Hello,
I'm back with another regression found in SLES15SP6.
The scenario is as follows:
1.Create RAID 1 volume with native metadata.
# mdadm -CR /dev/md126 -l1 -n2 /dev/nvme[0-1]n1 --assume-clean --size=5G
2. Create partition and filesystem on raid volume.
# parted -a optimal /dev/md126 mktable gpt mkpart primary ext4 0% 100% -s
# mkfs.ext4 -F /dev/md126p1
3. Remove device via "--incremental --fail".
# mdadm -If nvme0n1
Result:
Mdadm hangs and hung task info from mutliple components starts appearing on serial.
Few notes:
* Issue does not reproduce without creating partition and filesystem.
* If array is stopped and reassembled before step 3, the issue does not reproduce.
* If partition is "reused" (metadata was cleared, new raid volume created, partition left in tact,
no recreating partition) the issue does not reproduce.

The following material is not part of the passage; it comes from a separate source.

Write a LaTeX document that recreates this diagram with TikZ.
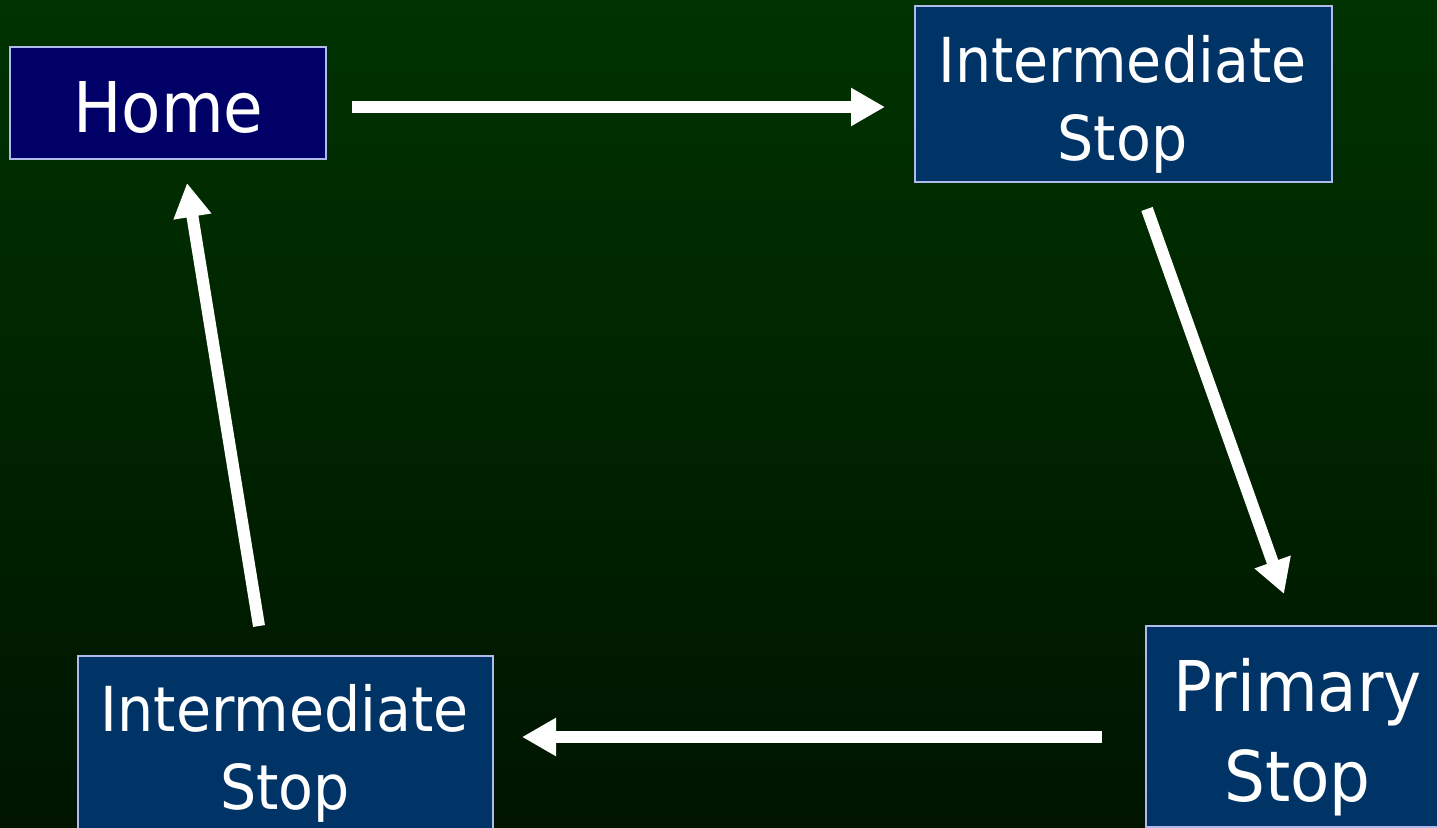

* If "--set-faulty" and then "--remove" used (instead of "--incremental --fail") "--set-faulty"
succeeds, "--remove" hangs.
* I verified this is not mdadm issue by installing mdadm-4.2 (SLES15SP6 has mdadm-4.3 inbox) and
rerunning the test. Outcome is the same.
* Writing "remove" to sysfs directly has same result.
Thanks,
Mateusz